Para o publicitário e especialista em educação Antonio Gelfusa Junior, a medida pode interferir no impacto real da audiência de uma determinada conta.
“Os bots já são uma realidade no X e em outras redes sociais: existe um mercado comercial que vende curtidas, visualizações e comentários em todas as plataformas. De fato, eles 'sujam' e manipulam o engajamento. Nesse contexto, a performance cai porque a audiência não se manifesta sem o número de curtidas”, comenta.
Discurso de ódio
A medida também pode intensificar o discurso de ódio e outros comportamentos negativos na plataforma: sem a exposição a outras pessoas, perfis podem curtir publicações ofensivas e gerar engajamento nesse tipo de conteúdo. Vale lembrar que, antes da mudança, era possível acompanhar as curtidas de figuras públicas.
A pesquisadora Tatiana Azevedo, que monitora grupos extremistas em redes sociais, alerta para os possíveis problemas:
“Desde que Musk assumiu o Twitter (me recuso a chamar de X), a rede se tornou um lugar mais ofensivo e o discurso de ódio multiplicou", comenta. "O fim da visualização das curtidas leva a uma falta de pudor em curtir conteúdos extremos, inapropriados e discursos de ódio. Os usuários deixam agora de se preocupar com o escrutínio de suas curtidas, num momento em que a rede está mais permissiva do que nunca”, prossegue a especialista.
Além disso, é importante mencionar que as curtidas impactam diretamente nos conteúdos sugeridos no feed Para Você — a informação é confirmada pelo perfil de engenharia da plataforma. Assim, se uma pessoa curte vários posts sobre discurso de ódio, é esperado que a timeline mostre mais publicações sobre o tema.
“Sem dúvida as pessoas se sentirão mais confortáveis (para o bem ou para o mal) em se expressar através das curtidas. O ódio sempre foi um grande atrativo para o engajamento — imagine quando as pessoas puderem, sem nenhuma consequência, curtir postagens carregadas de ódio e de intolerância?”, pondera Azevedo.

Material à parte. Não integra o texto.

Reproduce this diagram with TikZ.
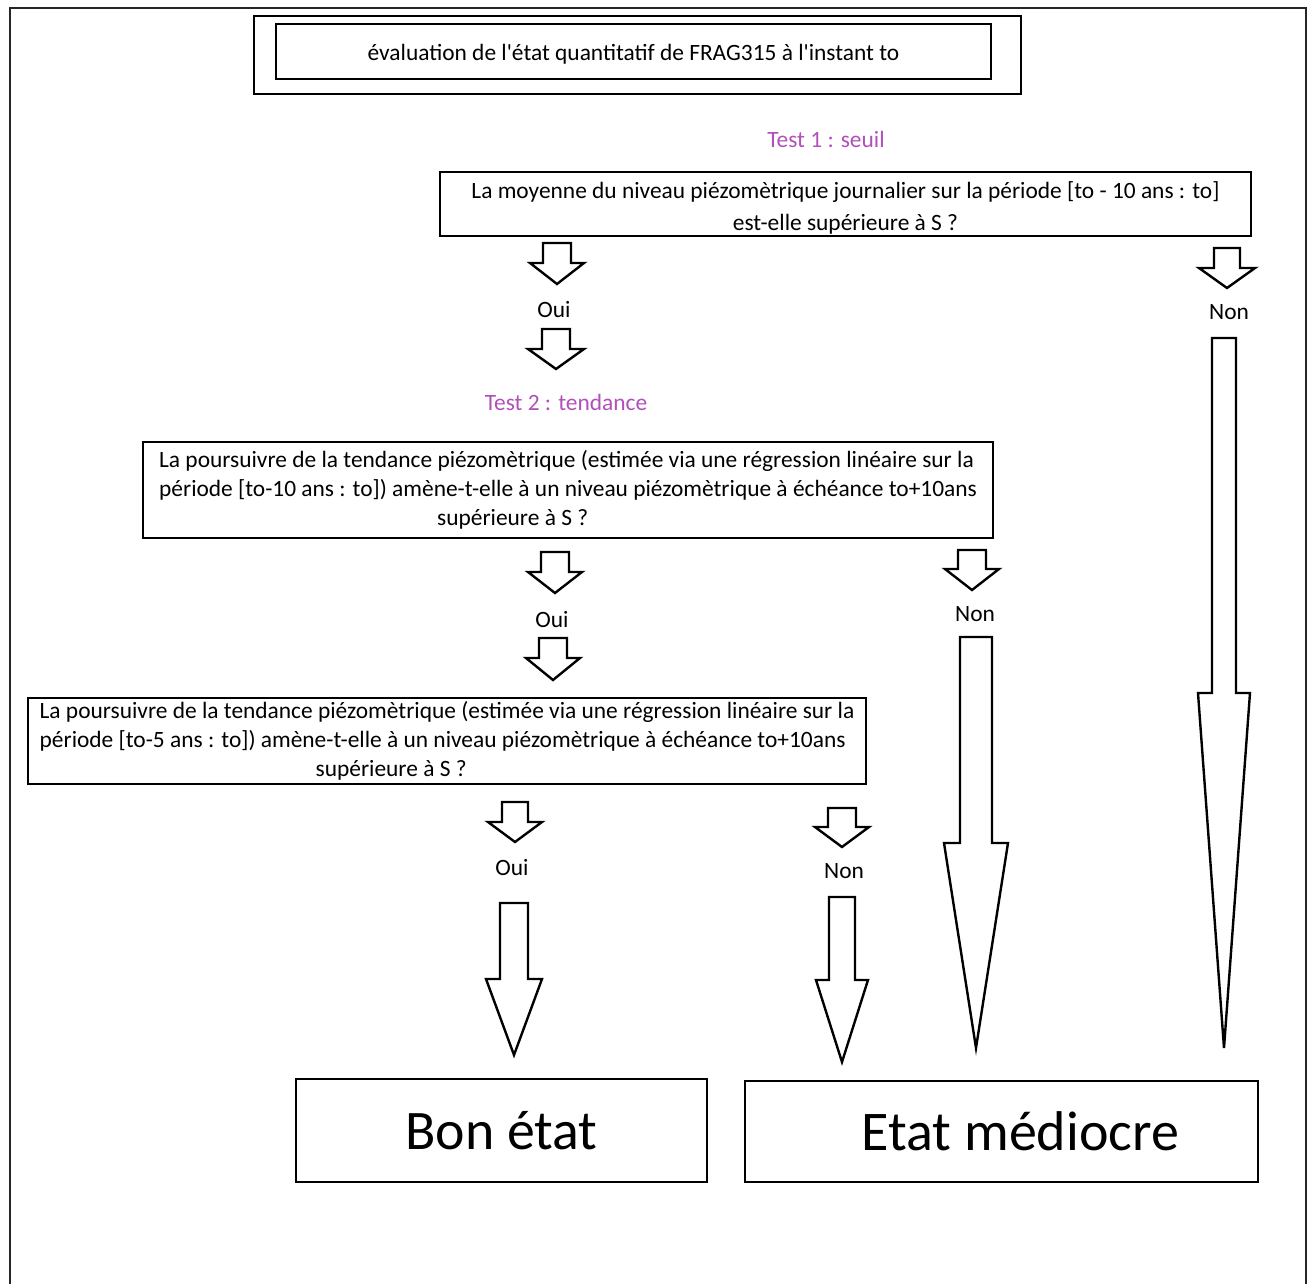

“Considerando que o algoritmo nos faz ver mais daquilo que nós curtimos, havendo um aumento de curtidas em postagens de ódio, mais conteúdo de ódio será oferecido pelo algoritmo. Esse aumento de consumo pode sim ampliar comportamentos negativos dentro e fora da Internet”, completa.
Paralelamente à mudança nos likes, o X também alterou os termos e começou a liberar conteúdo adulto na plataforma.